There are currently two popular models to conceptualise autism: the medical (pathology) model, and the social (neurodiversity) model. In recent years, the social model has gained considerable momentum.
People are identifying that autism is a difference, not a disorder, while still acknowledging how this difference disables autistic people from full participation in society.
This is irrefutably a Good Thing™ .
But I do have a small bone to pick with the “difference, not a disorder” camp, and it’s a semantic one (how very autistic of me). If we conceptualise autism as a difference, we’re still explaining the autistic experience in comparison to a default ‘normal’. While I believe this sentiment is well-intentioned, it keeps us centring the neuromajority.
In his 2010 chapter Autism as Culture, autistic scholar Joseph Straus asks, “If autism is a construction, who does the constructing?” Other than shared medical symptoms, or a mutual status of ‘diverging from the norm’, what gives autistic people a collective identity? Straus goes on to propose that “Autism is constructed by autistic people themselves, through the culture they produce (including writing, art, and music).”
I offer a big disclaimer here: the autistic experience is beautifully complex.

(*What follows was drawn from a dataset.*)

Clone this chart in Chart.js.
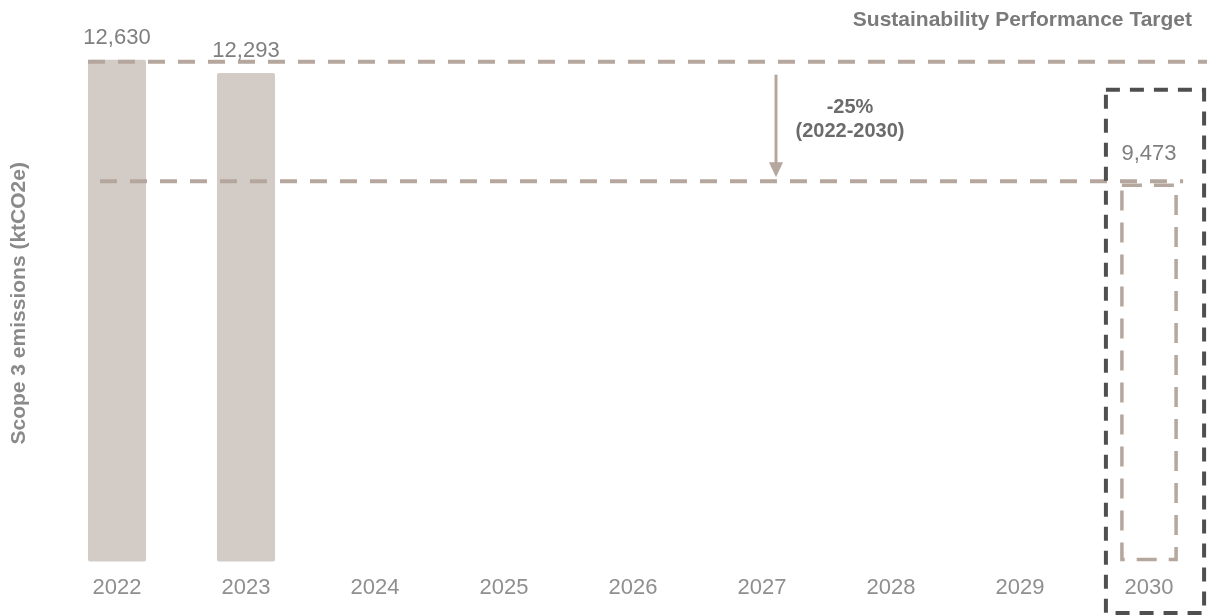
<!DOCTYPE html>
<html>
<head>
<meta charset="utf-8">
<script src="https://cdn.jsdelivr.net/npm/chart.js@4.4.1/dist/chart.umd.min.js"></script>
<style>
html, body { margin: 0; padding: 0; background: #fff; }
#wrap { width: 1207px; height: 615px; position: relative; }
</style>
</head>
<body>
<div id="wrap"><canvas id="emissionsChart"></canvas></div>
<script>
// chart data
const years = ["2022", "2023", "2024", "2025", "2026", "2027", "2028", "2029", "2030"];
const actualEmissions = [12630, 12293, null, null, null, null, null, null, null];
const targetEmissions = [null, null, null, null, null, null, null, null, 9473];
const baselineValue = 12630;
const targetValue = 9473;
const reductionLines = ["-25%", "(2022-2030)"];
const yAxisTitle = "Scope 3 emissions (ktCO2e)";
const headerText = "Sustainability Performance Target";

const FONT = "'Liberation Sans', Arial, sans-serif";
const TAUPE = "#b5a79d";
const BAR_FILL = "#d3cbc6";
const DARK = "#4f4f4f";

function fmt(v) {
    return v.toLocaleString("en-US");
}

function drawLine(ctx, x1, y1, x2, y2) {
    ctx.beginPath();
    ctx.moveTo(x1, y1);
    ctx.lineTo(x2, y2);
    ctx.stroke();
}

const annotations = {
    id: "annotations",
    afterDatasetsDraw(chart) {
        const ctx = chart.ctx;
        const xScale = chart.scales.x;
        const yScale = chart.scales.y;
        const bars = chart.getDatasetMeta(0).data;
        const targetBar = chart.getDatasetMeta(1).data[years.length - 1];

        const firstLeft = bars[0].x - bars[0].width / 2;
        const tLeft = targetBar.x - targetBar.width / 2;
        const tRight = targetBar.x + targetBar.width / 2;
        const yBase = yScale.getPixelForValue(baselineValue);
        const yTarget = yScale.getPixelForValue(targetValue);

        ctx.save();

        // dashed target bar
        ctx.strokeStyle = TAUPE;
        ctx.lineWidth = 3.5;
        ctx.setLineDash([20, 12]);
        ctx.strokeRect(tLeft, targetBar.y, tRight - tLeft, targetBar.base - 2 - targetBar.y);

        // reference lines
        ctx.lineWidth = 4;
        ctx.setLineDash([17, 13]);
        drawLine(ctx, firstLeft, yBase + 2, chart.width, yBase + 2);
        drawLine(ctx, firstLeft + 12, yTarget - 4, tRight + 7, yTarget - 4);

        // dark box round 2030
        ctx.strokeStyle = DARK;
        ctx.lineWidth = 4;
        ctx.setLineDash([14, 10]);
        ctx.strokeRect(tLeft - 16, yBase + 30, tRight - tLeft + 44, chart.height - yBase - 32);

        // arrow
        const ax = xScale.getPixelForValue(5) + 14;
        const aTop = yBase + 15;
        const aTip = yTarget - 8;
        ctx.setLineDash([]);
        ctx.strokeStyle = TAUPE;
        ctx.fillStyle = TAUPE;
        ctx.lineWidth = 3;
        drawLine(ctx, ax, aTop, ax, aTip - 12);
        ctx.beginPath();
        ctx.moveTo(ax - 7, aTip - 15);
        ctx.lineTo(ax + 7, aTip - 15);
        ctx.lineTo(ax, aTip);
        ctx.closePath();
        ctx.fill();

        // reduction text
        ctx.fillStyle = "#6b6b6b";
        ctx.font = "bold 20px " + FONT;
        ctx.textAlign = "center";
        ctx.textBaseline = "middle";
        ctx.fillText(reductionLines[0], ax + 74, yBase + 48);
        ctx.fillText(reductionLines[1], ax + 74, yBase + 72);

        // value labels
        ctx.fillStyle = "#7f7f7f";
        ctx.font = "22px " + FONT;
        bars.forEach((bar, i) => {
            if (actualEmissions[i] == null) return;
            ctx.fillText(fmt(actualEmissions[i]), bar.x, bar.y - 22);
        });
        ctx.fillText(fmt(targetEmissions[years.length - 1]), targetBar.x, targetBar.y - 31);

        // header
        ctx.fillStyle = "#7a7a7a";
        ctx.font = "bold 21px " + FONT;
        ctx.textAlign = "right";
        ctx.fillText(headerText, chart.width - 15, 20);

        ctx.restore();
    },
};

const ctx = document.getElementById("emissionsChart").getContext("2d");
new Chart(ctx, {
    type: "bar",
    data: {
        labels: years,
        datasets: [
            {
                label: "Actual",
                data: actualEmissions,
                backgroundColor: BAR_FILL,
                borderRadius: 2,
                borderSkipped: false,
                categoryPercentage: 1,
                barPercentage: 0.45,
                grouped: false,
                clip: false,
            },
            {
                label: "Target",
                data: targetEmissions,
                backgroundColor: "rgba(0,0,0,0)",
                borderWidth: 0,
                categoryPercentage: 1,
                barPercentage: 0.42,
                grouped: false,
                clip: false,
            },
        ],
    },
    options: {
        responsive: true,
        maintainAspectRatio: false,
        animation: false,
        events: [],
        layout: {
            padding: { top: 45, right: 58, bottom: 1, left: 5 },
        },
        plugins: {
            legend: { display: false },
            tooltip: { enabled: false },
        },
        scales: {
            x: {
                offset: false,
                grid: { display: false, drawTicks: false },
                border: { display: false },
                ticks: {
                    color: "#8f8f8f",
                    padding: 13,
                    maxRotation: 0,
                    font: { family: FONT, size: 22 },
                },
            },
            y: {
                min: 0,
                max: 13000,
                grid: { display: false, drawTicks: false },
                border: { display: false },
                ticks: { display: false },
                title: {
                    display: true,
                    text: yAxisTitle,
                    color: "#8a8a8a",
                    font: { family: FONT, size: 21, weight: "bold" },
                    padding: { top: 2, bottom: 4 },
                },
                afterFit(scale) {
                    scale.width = 112;
                },
            },
        },
    },
    plugins: [annotations],
});
</script>
</body>
</html>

We have hyper-verbal folks, and non-speaking folks. Some do eye contact, some don’t. There are low support and high support needs. The sensory experience is wildly varying. Autism isn’t a monolith; it’s a diverse spectrum of experiences.
And yet within that spectrum is a prevailing and recognisable autistic culture, shaped by autistic people themselves, through the social spaces and art they create. Direct communication. A profound appreciation for detail. The need for things to be right and fair. Indescribable joy in texture, or a repetitive physical action. A quiet contentment in routine. Monologuing. The intense-gravity-pull of the attention tunnel. Noticing patterns. Speaking in gestalts. Going deep on a very niche topic. Parallel play. This is an incomplete list – I’m sure someone will let me know what I’ve missed in the comments. (Edit: letting people know what they’ve missed in the comments is autistic culture).
Not every autistic person will relate to every element of autistic culture, in the same way that not every Japanese person loves sushi.
Culture holds diversity; a constellation of experiences.
Importantly, recognising autistic culture doesn’t erase the very real support needs many autistic people have, it simply offers a different vantage point: what autism might look like if it weren’t defined in relation to neuronormative barriers.
Culture is a window. Seeing autism as a culture allows us to centre autistic experience as the ‘main character’ of its definition. This is crucial for autism acceptance – from others, and for ourselves.